Charts and diagrams as code
— BEGIN —

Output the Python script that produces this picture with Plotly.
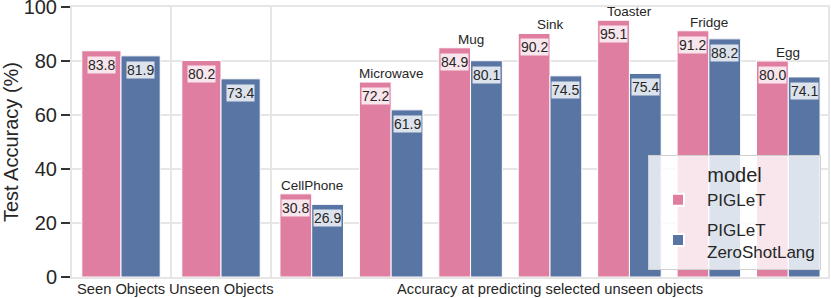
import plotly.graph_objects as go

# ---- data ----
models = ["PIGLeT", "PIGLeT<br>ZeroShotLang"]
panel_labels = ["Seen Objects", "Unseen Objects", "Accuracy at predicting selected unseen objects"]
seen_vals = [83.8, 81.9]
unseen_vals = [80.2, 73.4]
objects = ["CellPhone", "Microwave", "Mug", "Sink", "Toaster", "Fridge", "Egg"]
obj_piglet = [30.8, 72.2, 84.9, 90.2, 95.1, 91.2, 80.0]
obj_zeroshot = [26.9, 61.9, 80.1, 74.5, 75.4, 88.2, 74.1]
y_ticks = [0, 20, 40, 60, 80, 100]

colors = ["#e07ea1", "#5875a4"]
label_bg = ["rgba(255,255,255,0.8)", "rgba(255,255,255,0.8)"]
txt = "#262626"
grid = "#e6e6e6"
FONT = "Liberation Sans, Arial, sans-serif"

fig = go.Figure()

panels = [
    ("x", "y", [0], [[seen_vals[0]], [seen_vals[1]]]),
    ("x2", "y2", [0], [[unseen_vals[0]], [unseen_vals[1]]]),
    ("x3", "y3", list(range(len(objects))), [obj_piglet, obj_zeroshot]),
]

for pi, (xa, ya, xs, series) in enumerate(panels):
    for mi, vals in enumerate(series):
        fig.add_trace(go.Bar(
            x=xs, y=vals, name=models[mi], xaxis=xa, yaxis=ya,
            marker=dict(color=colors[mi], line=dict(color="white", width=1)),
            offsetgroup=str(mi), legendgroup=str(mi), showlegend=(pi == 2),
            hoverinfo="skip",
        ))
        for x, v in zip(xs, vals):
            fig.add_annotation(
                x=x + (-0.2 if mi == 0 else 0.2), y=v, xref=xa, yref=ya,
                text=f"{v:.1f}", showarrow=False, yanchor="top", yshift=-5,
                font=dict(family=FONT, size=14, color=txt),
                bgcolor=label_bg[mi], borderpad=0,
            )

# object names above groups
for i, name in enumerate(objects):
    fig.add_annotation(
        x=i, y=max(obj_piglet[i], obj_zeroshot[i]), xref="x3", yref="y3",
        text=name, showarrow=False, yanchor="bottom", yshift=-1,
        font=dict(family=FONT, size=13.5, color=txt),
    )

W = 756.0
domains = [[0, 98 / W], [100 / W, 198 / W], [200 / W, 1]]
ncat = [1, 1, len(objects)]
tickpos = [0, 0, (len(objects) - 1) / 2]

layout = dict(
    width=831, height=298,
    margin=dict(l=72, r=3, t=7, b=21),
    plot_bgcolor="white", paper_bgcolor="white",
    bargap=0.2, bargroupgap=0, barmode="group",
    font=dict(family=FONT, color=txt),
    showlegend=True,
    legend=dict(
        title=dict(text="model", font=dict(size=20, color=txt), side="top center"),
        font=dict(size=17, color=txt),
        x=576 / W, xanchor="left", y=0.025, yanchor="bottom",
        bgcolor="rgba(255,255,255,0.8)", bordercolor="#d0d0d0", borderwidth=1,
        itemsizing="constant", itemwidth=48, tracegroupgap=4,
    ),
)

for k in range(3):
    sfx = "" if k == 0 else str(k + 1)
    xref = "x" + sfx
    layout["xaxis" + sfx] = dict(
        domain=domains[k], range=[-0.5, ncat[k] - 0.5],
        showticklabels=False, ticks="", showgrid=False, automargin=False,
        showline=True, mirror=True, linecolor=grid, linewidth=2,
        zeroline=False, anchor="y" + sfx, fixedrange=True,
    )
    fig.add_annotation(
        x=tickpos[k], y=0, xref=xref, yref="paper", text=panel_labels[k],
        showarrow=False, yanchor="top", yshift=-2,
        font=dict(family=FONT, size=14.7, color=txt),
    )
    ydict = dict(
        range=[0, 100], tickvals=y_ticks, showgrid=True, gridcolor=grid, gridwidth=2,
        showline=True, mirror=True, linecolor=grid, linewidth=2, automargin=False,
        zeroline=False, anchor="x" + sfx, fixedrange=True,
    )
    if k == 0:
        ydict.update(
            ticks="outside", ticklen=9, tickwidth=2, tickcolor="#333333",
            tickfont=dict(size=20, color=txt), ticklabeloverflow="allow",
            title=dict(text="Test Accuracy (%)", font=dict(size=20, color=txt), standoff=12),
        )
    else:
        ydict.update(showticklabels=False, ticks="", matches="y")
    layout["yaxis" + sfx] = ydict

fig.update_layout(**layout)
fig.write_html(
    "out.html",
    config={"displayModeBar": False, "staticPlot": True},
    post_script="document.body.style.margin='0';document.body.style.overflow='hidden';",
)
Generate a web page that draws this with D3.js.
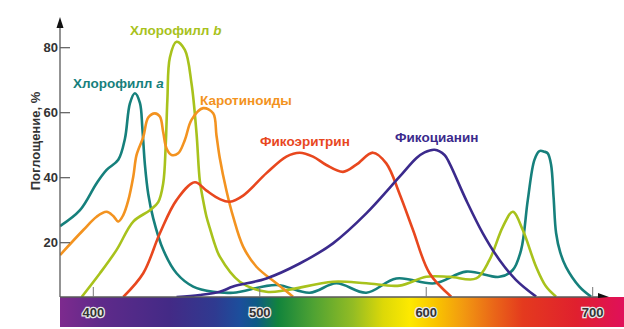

— END —

▸ **Set exercise**
The listing above must be printed again exactly, minus its pictures.

▸ **Result**
Output the Python script that produces this picture with Plotly.
import plotly.graph_objects as go

# ---- data ----
models = ["PIGLeT", "PIGLeT<br>ZeroShotLang"]
panel_labels = ["Seen Objects", "Unseen Objects", "Accuracy at predicting selected unseen objects"]
seen_vals = [83.8, 81.9]
unseen_vals = [80.2, 73.4]
objects = ["CellPhone", "Microwave", "Mug", "Sink", "Toaster", "Fridge", "Egg"]
obj_piglet = [30.8, 72.2, 84.9, 90.2, 95.1, 91.2, 80.0]
obj_zeroshot = [26.9, 61.9, 80.1, 74.5, 75.4, 88.2, 74.1]
y_ticks = [0, 20, 40, 60, 80, 100]

colors = ["#e07ea1", "#5875a4"]
label_bg = ["rgba(255,255,255,0.8)", "rgba(255,255,255,0.8)"]
txt = "#262626"
grid = "#e6e6e6"
FONT = "Liberation Sans, Arial, sans-serif"

fig = go.Figure()

panels = [
    ("x", "y", [0], [[seen_vals[0]], [seen_vals[1]]]),
    ("x2", "y2", [0], [[unseen_vals[0]], [unseen_vals[1]]]),
    ("x3", "y3", list(range(len(objects))), [obj_piglet, obj_zeroshot]),
]

for pi, (xa, ya, xs, series) in enumerate(panels):
    for mi, vals in enumerate(series):
        fig.add_trace(go.Bar(
            x=xs, y=vals, name=models[mi], xaxis=xa, yaxis=ya,
            marker=dict(color=colors[mi], line=dict(color="white", width=1)),
            offsetgroup=str(mi), legendgroup=str(mi), showlegend=(pi == 2),
            hoverinfo="skip",
        ))
        for x, v in zip(xs, vals):
            fig.add_annotation(
                x=x + (-0.2 if mi == 0 else 0.2), y=v, xref=xa, yref=ya,
                text=f"{v:.1f}", showarrow=False, yanchor="top", yshift=-5,
                font=dict(family=FONT, size=14, color=txt),
                bgcolor=label_bg[mi], borderpad=0,
            )

# object names above groups
for i, name in enumerate(objects):
    fig.add_annotation(
        x=i, y=max(obj_piglet[i], obj_zeroshot[i]), xref="x3", yref="y3",
        text=name, showarrow=False, yanchor="bottom", yshift=-1,
        font=dict(family=FONT, size=13.5, color=txt),
    )

W = 756.0
domains = [[0, 98 / W], [100 / W, 198 / W], [200 / W, 1]]
ncat = [1, 1, len(objects)]
tickpos = [0, 0, (len(objects) - 1) / 2]

layout = dict(
    width=831, height=298,
    margin=dict(l=72, r=3, t=7, b=21),
    plot_bgcolor="white", paper_bgcolor="white",
    bargap=0.2, bargroupgap=0, barmode="group",
    font=dict(family=FONT, color=txt),
    showlegend=True,
    legend=dict(
        title=dict(text="model", font=dict(size=20, color=txt), side="top center"),
        font=dict(size=17, color=txt),
        x=576 / W, xanchor="left", y=0.025, yanchor="bottom",
        bgcolor="rgba(255,255,255,0.8)", bordercolor="#d0d0d0", borderwidth=1,
        itemsizing="constant", itemwidth=48, tracegroupgap=4,
    ),
)

for k in range(3):
    sfx = "" if k == 0 else str(k + 1)
    xref = "x" + sfx
    layout["xaxis" + sfx] = dict(
        domain=domains[k], range=[-0.5, ncat[k] - 0.5],
        showticklabels=False, ticks="", showgrid=False, automargin=False,
        showline=True, mirror=True, linecolor=grid, linewidth=2,
        zeroline=False, anchor="y" + sfx, fixedrange=True,
    )
    fig.add_annotation(
        x=tickpos[k], y=0, xref=xref, yref="paper", text=panel_labels[k],
        showarrow=False, yanchor="top", yshift=-2,
        font=dict(family=FONT, size=14.7, color=txt),
    )
    ydict = dict(
        range=[0, 100], tickvals=y_ticks, showgrid=True, gridcolor=grid, gridwidth=2,
        showline=True, mirror=True, linecolor=grid, linewidth=2, automargin=False,
        zeroline=False, anchor="x" + sfx, fixedrange=True,
    )
    if k == 0:
        ydict.update(
            ticks="outside", ticklen=9, tickwidth=2, tickcolor="#333333",
            tickfont=dict(size=20, color=txt), ticklabeloverflow="allow",
            title=dict(text="Test Accuracy (%)", font=dict(size=20, color=txt), standoff=12),
        )
    else:
        ydict.update(showticklabels=False, ticks="", matches="y")
    layout["yaxis" + sfx] = ydict

fig.update_layout(**layout)
fig.write_html(
    "out.html",
    config={"displayModeBar": False, "staticPlot": True},
    post_script="document.body.style.margin='0';document.body.style.overflow='hidden';",
)
Generate a web page that draws this with D3.js.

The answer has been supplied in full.